Wer die Nachfolge von Hanija antreten wird, sei aktuell unklar. Gysling zu Blick: «Es gibt zwar Stellvertreter, aber die haben sich bisher im Hintergrund aufgehalten. Das sind keine Persönlichkeiten wie Hanija. Er war die Schlüsselfigur der Verhandlungen.»
Der Tod des hohen Hamas-Führers verschärfe die Situation massiv. «Im Nahen Osten droht jetzt eine Eskalation.» Die Nachricht von Hanijas Tötung folgte nur wenige Stunden nach einem israelischen Luftangriff auf einen Vorort der libanesischen Hauptstadt Beirut. Dabei wurde nach Angaben der israelischen Armee Fuad Schukr getötet, ein ranghoher Kommandant der Schiitenmiliz Hisbollah. Die Hisbollah ist mit der Hamas in Gaza verbündet, beide sind wiederum Verbündete des Irans.
Seit dem Terrorüberfall der Hamas und anderer Gruppen auf Israel am 7. Oktober greift die Hisbollah aus Solidarität mit der Hamas Ziele im Norden Israels an. Ihre Angriffe will sie erst einstellen, wenn es in Gaza zu einem Waffenstillstand kommt. Der Doppelschlag von Israel sei darum brandgefährlich. Gysling weiter: «Israel riskiert einen Zwei-Fronten-Krieg, der das Land in existenzielle Schwierigkeiten bringen wird.»
Zwei Szenarien jetzt wahrscheinlich
Auch Andreas Böhm, Nahost-Experte an der Universität St. Gallen, glaubt, dass die Verhandlungen nun ins Stocken geraten. Und er hält jetzt zwei Szenarien für wahrscheinlich. «Die Eliminierung von Hanija in Teheran und einem Militärführer der Hisbollah im Libanon gibt Netanyahu, die Möglichkeit einen Sieg zu verkünden und (endlich) die Verhandlungen voranzutreiben, die er lange genug blockiert hat», sagt Böhm zu Blick. Allerdings seien die beiden Schläge enorme Blamagen für Iran und Hisbollah, die im Prinzip darauf reagieren müssen.

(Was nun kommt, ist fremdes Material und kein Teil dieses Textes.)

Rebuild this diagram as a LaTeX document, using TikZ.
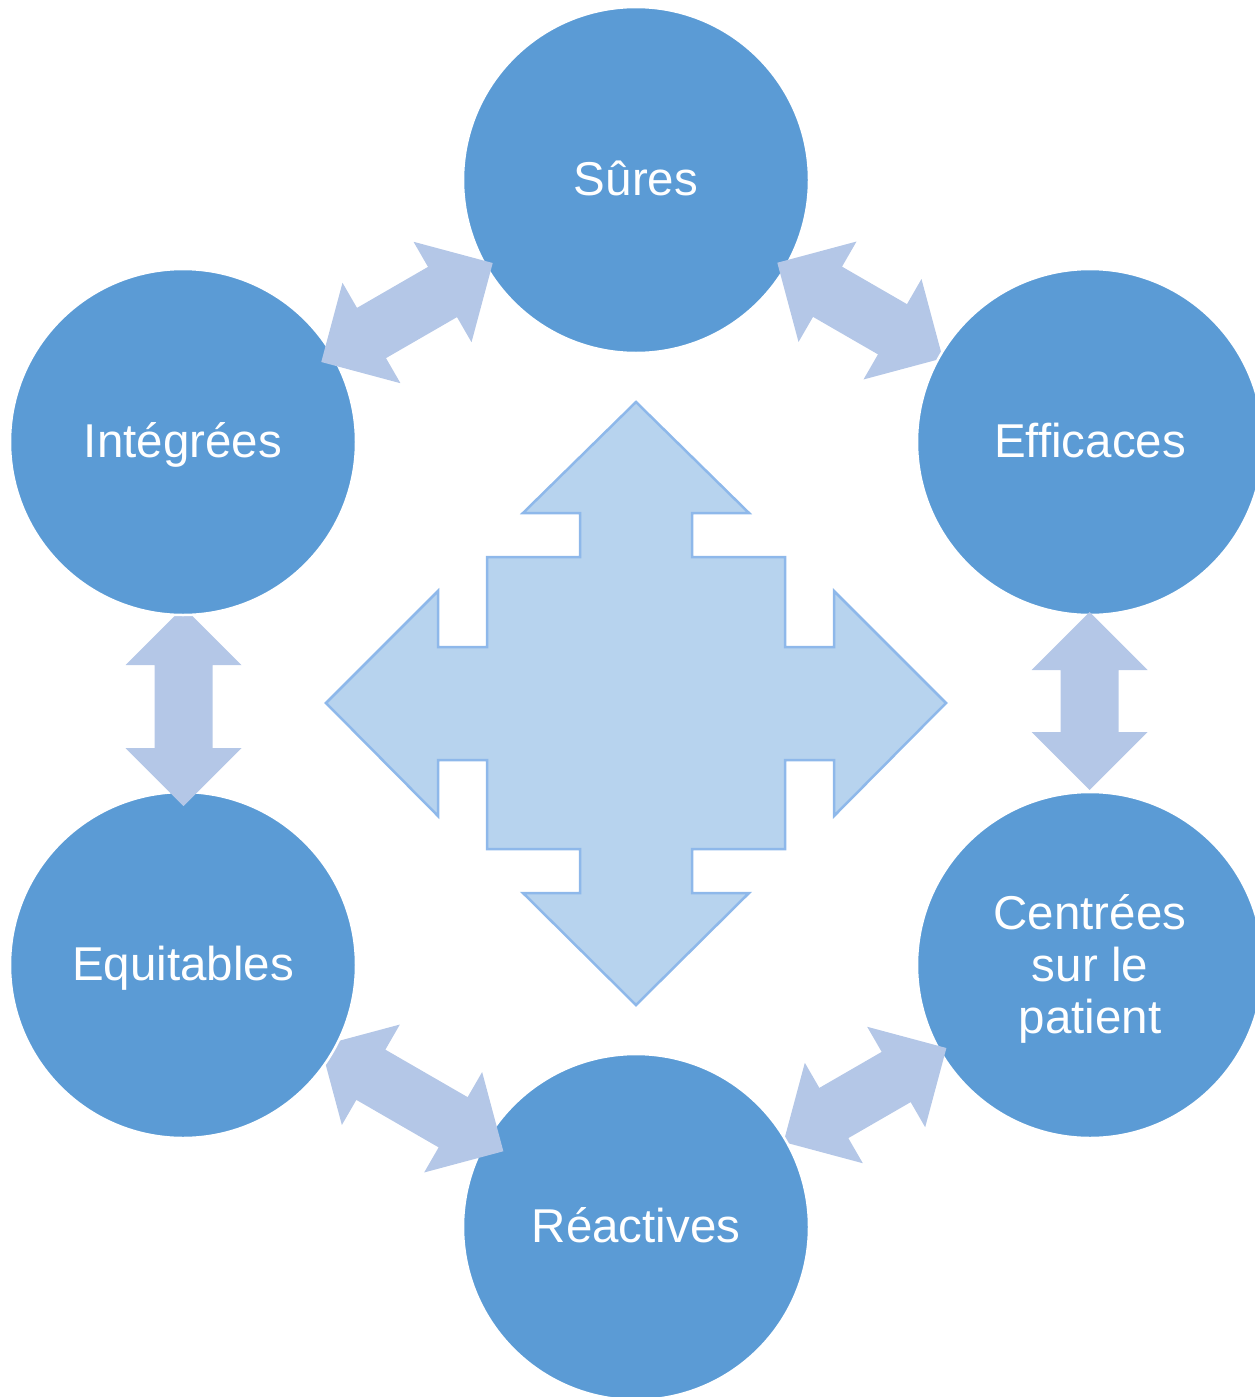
\documentclass[tikz,border=0pt]{standalone}
\usepackage{fontspec}
\setmainfont{Liberation Sans}
\definecolor{circ}{HTML}{5B9BD5}
\definecolor{arr}{HTML}{B4C7E7}
\definecolor{crossfill}{HTML}{B7D3EE}
\definecolor{crossline}{HTML}{8EB8EA}
% #1 cx, #2 cy, #3 angle, #4 half length
\newcommand\dblarrow[4]{%
  \begin{scope}[shift={(#1,#2)}, rotate=#3]
    \fill[arr] ({-#4},0) -- ({-#4+58},-58) -- ({-#4+58},-29) -- ({#4-58},-29)
      -- ({#4-58},-58) -- ({#4},0) -- ({#4-58},58) -- ({#4-58},29)
      -- ({-#4+58},29) -- ({-#4+58},58) -- cycle;
  \end{scope}}
\begin{document}
\begin{tikzpicture}[x=1pt,y=-1pt,
  bubble/.style={circle, minimum size=346pt, inner sep=0pt, fill=circ, draw=white,
    line width=2.5pt, text=white, font=\fontsize{47.5}{52}\selectfont,
    text height=31pt, text depth=0pt},
  lbl/.style={text=white, font=\fontsize{47.5}{52}\selectfont, inner sep=0pt, anchor=base},
  cross/.style={fill=crossfill, draw=crossline, line width=2.5pt, line join=miter}]
\useasboundingbox (0,0) rectangle (1255,1397);
\clip (0,0) rectangle (1255,1397);

\node[bubble] (sures) at (636,180) {Sûres};
\dblarrow{860}{310.5}{-30}{95.5}
\node[bubble] (eff) at (1090,442) {Efficaces};
\dblarrow{1089.5}{701}{90}{89}
\node[bubble] (cen) at (1090,965) {};
\node[lbl] (cen1) at (1090,929) {Centrées};
\node[lbl] (cen2) at (1090,981) {sur le};
\node[lbl] (cen3) at (1090,1033) {patient};
\dblarrow{865}{1095}{30}{94}
\node[bubble] (rea) at (636,1227) {Réactives};
\dblarrow{412}{1098.5}{-30}{105.5}
\node[bubble] (equ) at (183,965) {Equitables};
\dblarrow{183.5}{706.5}{90}{99.5}
\node[bubble] (int) at (183,442) {Intégrées};
\dblarrow{407}{312.5}{30}{99}

\draw[cross] (636,402) -- (749,513) -- (692,513) -- (692,557) -- (785,557)
  -- (785,647) -- (834,647) -- (834,591) -- (946,703) -- (834,816) -- (834,760)
  -- (785,760) -- (785,849) -- (692,849) -- (692,893) -- (749,893) -- (636,1005)
  -- (523,893) -- (580,893) -- (580,849) -- (487,849) -- (487,760) -- (438,760)
  -- (438,816) -- (326,703) -- (438,591) -- (438,647) -- (487,647) -- (487,557)
  -- (580,557) -- (580,513) -- (523,513) -- cycle;
\end{tikzpicture}
\end{document}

Szenario 2: «Die beiden Schläge waren der bewusste Versuch Israels, einen regionalen Krieg zu provozieren. Dafür spricht, dass sie Iran und Hisbollah direkt im Zentrum (Teheran, Beirut) getroffen haben.» Zudem müsse Netanyahu fürchten, dass der nächste US-Präsident, egal ob es nun Trump oder Harris wird, ihm weniger durchgehen lässt. Böhm zu Blick: «Die Frage ist nun, wie der Iran reagiert. Es wird sicher eine sichtbare Reaktion geben, aber es kommt darauf an, ob sie mehr symbolisch ist oder eine weitere Eskalation auslöst.»